:: DATA EXTRACT ::
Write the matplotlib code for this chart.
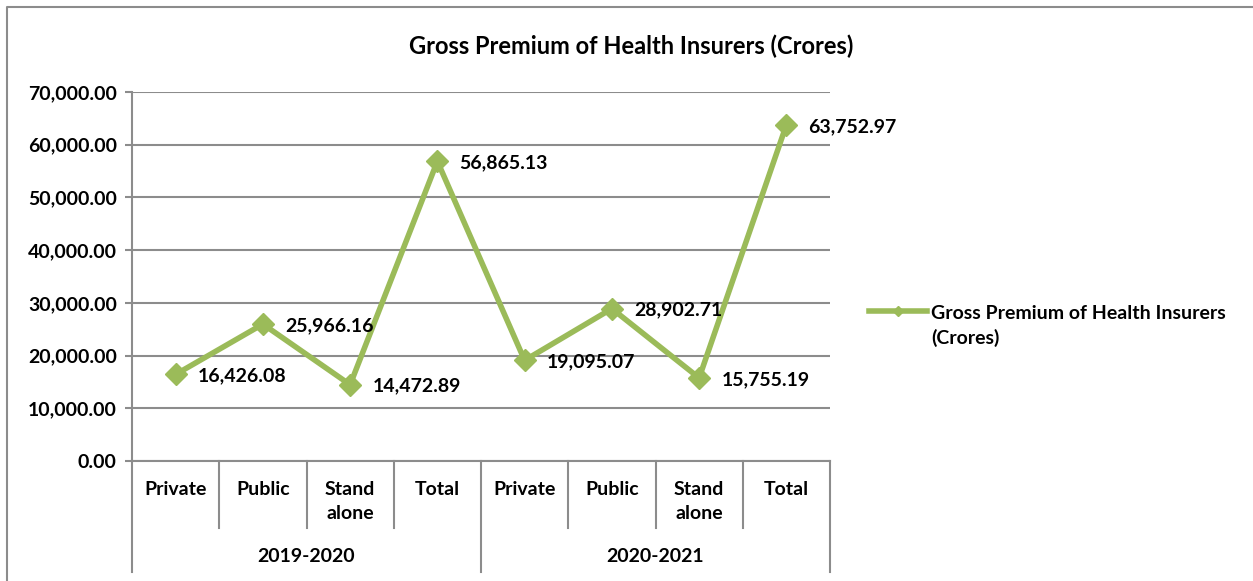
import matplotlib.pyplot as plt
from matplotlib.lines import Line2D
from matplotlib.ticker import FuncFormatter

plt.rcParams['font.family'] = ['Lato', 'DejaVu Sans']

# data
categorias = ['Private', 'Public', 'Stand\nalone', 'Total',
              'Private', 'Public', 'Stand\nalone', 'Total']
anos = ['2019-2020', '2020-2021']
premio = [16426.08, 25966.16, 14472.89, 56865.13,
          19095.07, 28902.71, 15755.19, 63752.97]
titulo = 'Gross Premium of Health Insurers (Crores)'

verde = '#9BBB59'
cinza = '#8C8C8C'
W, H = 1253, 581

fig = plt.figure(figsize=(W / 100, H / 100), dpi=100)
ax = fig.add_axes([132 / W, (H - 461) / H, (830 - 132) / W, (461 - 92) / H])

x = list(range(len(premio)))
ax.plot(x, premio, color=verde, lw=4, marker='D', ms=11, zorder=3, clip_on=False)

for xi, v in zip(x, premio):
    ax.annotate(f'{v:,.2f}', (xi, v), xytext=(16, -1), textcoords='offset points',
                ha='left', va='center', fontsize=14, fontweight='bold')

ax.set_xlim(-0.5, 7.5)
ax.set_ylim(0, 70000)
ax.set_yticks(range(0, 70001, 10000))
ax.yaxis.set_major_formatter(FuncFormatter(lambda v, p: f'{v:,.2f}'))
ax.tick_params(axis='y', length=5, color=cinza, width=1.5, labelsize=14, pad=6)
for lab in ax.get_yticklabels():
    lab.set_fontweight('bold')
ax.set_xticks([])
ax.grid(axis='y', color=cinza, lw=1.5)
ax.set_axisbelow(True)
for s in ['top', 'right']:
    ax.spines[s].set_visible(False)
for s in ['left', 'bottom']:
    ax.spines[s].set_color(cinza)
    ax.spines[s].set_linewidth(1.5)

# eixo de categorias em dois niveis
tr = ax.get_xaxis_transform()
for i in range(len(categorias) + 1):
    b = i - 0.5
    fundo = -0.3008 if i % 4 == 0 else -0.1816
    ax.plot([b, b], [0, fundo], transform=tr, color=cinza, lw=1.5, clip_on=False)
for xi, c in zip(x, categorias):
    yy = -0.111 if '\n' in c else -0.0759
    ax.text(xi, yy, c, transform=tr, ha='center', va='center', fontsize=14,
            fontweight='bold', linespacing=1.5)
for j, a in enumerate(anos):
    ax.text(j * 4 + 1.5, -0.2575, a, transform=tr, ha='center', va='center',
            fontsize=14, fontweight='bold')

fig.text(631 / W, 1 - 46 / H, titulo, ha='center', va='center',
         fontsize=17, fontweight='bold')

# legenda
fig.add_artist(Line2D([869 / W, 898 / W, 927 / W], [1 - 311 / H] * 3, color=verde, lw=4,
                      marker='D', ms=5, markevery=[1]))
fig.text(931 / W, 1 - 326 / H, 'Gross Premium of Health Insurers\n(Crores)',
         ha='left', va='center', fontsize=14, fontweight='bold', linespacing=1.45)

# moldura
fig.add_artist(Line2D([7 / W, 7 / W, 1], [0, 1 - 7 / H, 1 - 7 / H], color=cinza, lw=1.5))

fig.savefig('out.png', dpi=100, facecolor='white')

:: WHAT YOU SHOULD DO ::
Repeat the listing above up to and including the line with "ha='left', va='center', fontsize=14, fontweight='bold')", starting from its first line. Drop any pictures.

:: REPLY ::
Write the matplotlib code for this chart.
import matplotlib.pyplot as plt
from matplotlib.lines import Line2D
from matplotlib.ticker import FuncFormatter

plt.rcParams['font.family'] = ['Lato', 'DejaVu Sans']

# data
categorias = ['Private', 'Public', 'Stand\nalone', 'Total',
              'Private', 'Public', 'Stand\nalone', 'Total']
anos = ['2019-2020', '2020-2021']
premio = [16426.08, 25966.16, 14472.89, 56865.13,
          19095.07, 28902.71, 15755.19, 63752.97]
titulo = 'Gross Premium of Health Insurers (Crores)'

verde = '#9BBB59'
cinza = '#8C8C8C'
W, H = 1253, 581

fig = plt.figure(figsize=(W / 100, H / 100), dpi=100)
ax = fig.add_axes([132 / W, (H - 461) / H, (830 - 132) / W, (461 - 92) / H])

x = list(range(len(premio)))
ax.plot(x, premio, color=verde, lw=4, marker='D', ms=11, zorder=3, clip_on=False)

for xi, v in zip(x, premio):
    ax.annotate(f'{v:,.2f}', (xi, v), xytext=(16, -1), textcoords='offset points',
                ha='left', va='center', fontsize=14, fontweight='bold')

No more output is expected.